Sweet! We have our gRPC running with asyncio. We now need to define our client.

Creating and Defining a Client

Creating a client is straightforward, similar to before we need the definitions that were generated in the previous step.

# client.py

import asyncio

import grpc

from inference_pb2 import InferenceRequest, InferenceReply
from inference_pb2_grpc import InferenceServerStub

InferenceServerStub is the gRPC communication point. Let's create our async function to send InferenceRequest and collect InferenceReply

...
import logging

logging.basicConfig(level=logging.INFO)

async def main():
    async with grpc.aio.insecure_channel("[::]:50052 ") as channel:
        stub = InferenceServerStub(channel)
        start = perf_counter()

        res: InferenceReply = await stub.inference(
            InferenceRequest(image=[image_bytes])
        )
        logging.info(
            f"[✅] pred = {pformat(res.pred)} in {(perf_counter() - start) * 1000:.2f}ms"
        )

We define our channel using grpc.aio.insecure_channel context manager, we create an instance of InferenceServerStub and we await the .inference method. The .inference method takes InferenceRequest instance containing our images in bytes. We receive back an InferenceReply instance and we print the predictions.

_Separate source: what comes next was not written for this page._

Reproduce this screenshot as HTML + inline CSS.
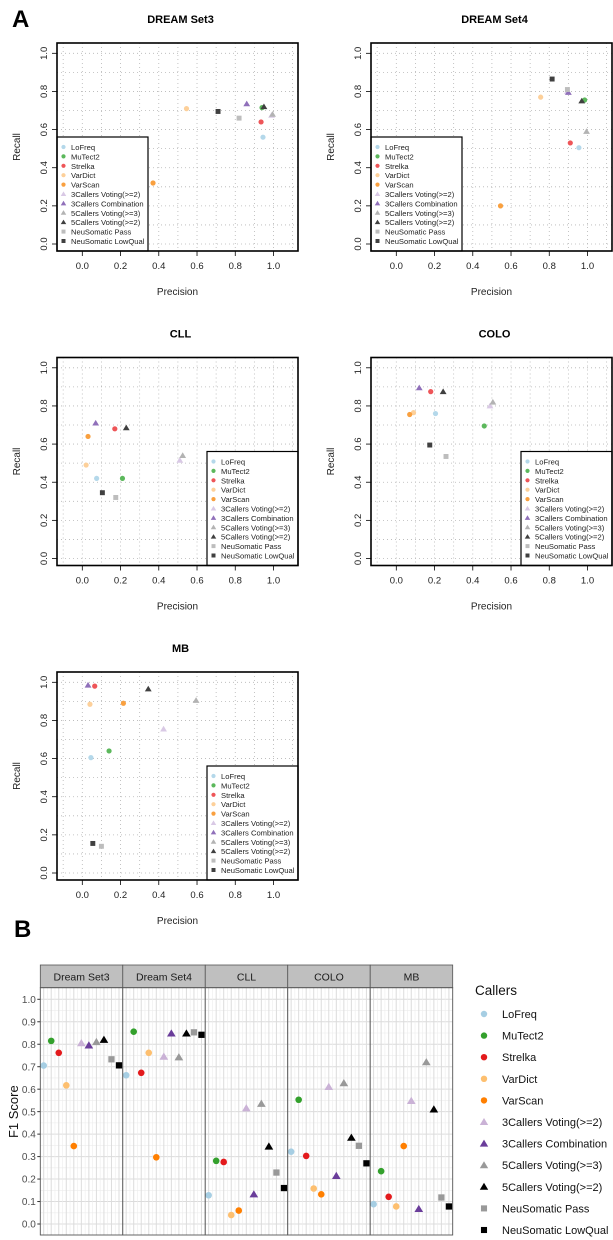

To get the bytes from an image, we can use Pillow and BytesIO

from io import BytesIO
from PIL import Image

# client.py

image = Image.open("./examples/cat.jpg")
buffered = BytesIO()
image.save(buffered, format="JPEG")
image_bytes = buffered.getvalue()

The full client code looks like

import asyncio
from io import BytesIO

import grpc
from PIL import Image

from inference_pb2 import InferenceRequest, InferenceReply
from inference_pb2_grpc import InferenceServerStub
import logging
from pprint import pformat
from time import perf_counter

image = Image.open("./examples/cat.jpg")
buffered = BytesIO()
image.save(buffered, format="JPEG")
image_bytes = buffered.getvalue()

logging.basicConfig(level=logging.INFO)


async def main():
    async with grpc.aio.insecure_channel("[::]:50052 ") as channel:
        stub = InferenceServerStub(channel)
        start = perf_counter()

        res: InferenceReply = await stub.inference(
            InferenceRequest(image=[image_bytes])
        )
        logging.info(
            f"[✅] pred = {pformat(res.pred)} in {(perf_counter() - start) * 1000:.2f}ms"
        )


if __name__ == "__main__":
    asyncio.run(main())

Let's run it!

python src/client.py

It results in the following output in the client

// client
INFO:root:[✅] pred = [282] in 86.39ms

and on the server

// server
INFO:root:[🦾] Received request
INFO:root:[✅] Done in 84.03ms

Nice! We can also pass multiple images,

# client.py
...
        res: InferenceReply = await stub.inference(
                    InferenceRequest(image=[image_bytes, image_bytes, image_bytes])
                )

We just copied and pasted [image_bytes, image_bytes, image_bytes] to send 3 images

If we run it,

python src/client.py

We get

INFO:root:[✅] pred = [282, 282, 282] in 208.39ms

Yes, 3 predictions on the same gRPC call! 🚀🚀🚀

Deploy a Machine Learning Model Using PyTorch, gRPC and asyncio

Today we have seen how to deploy a machine learning model using PyTorch, gRPC and asyncio. Scalable, effective, and performant to make your model accessible. There are many gRPC features, like streaming, we didn't touch and encourage you to explore other gRPC features.

I hope it helps!

See you in the next one,

Francesco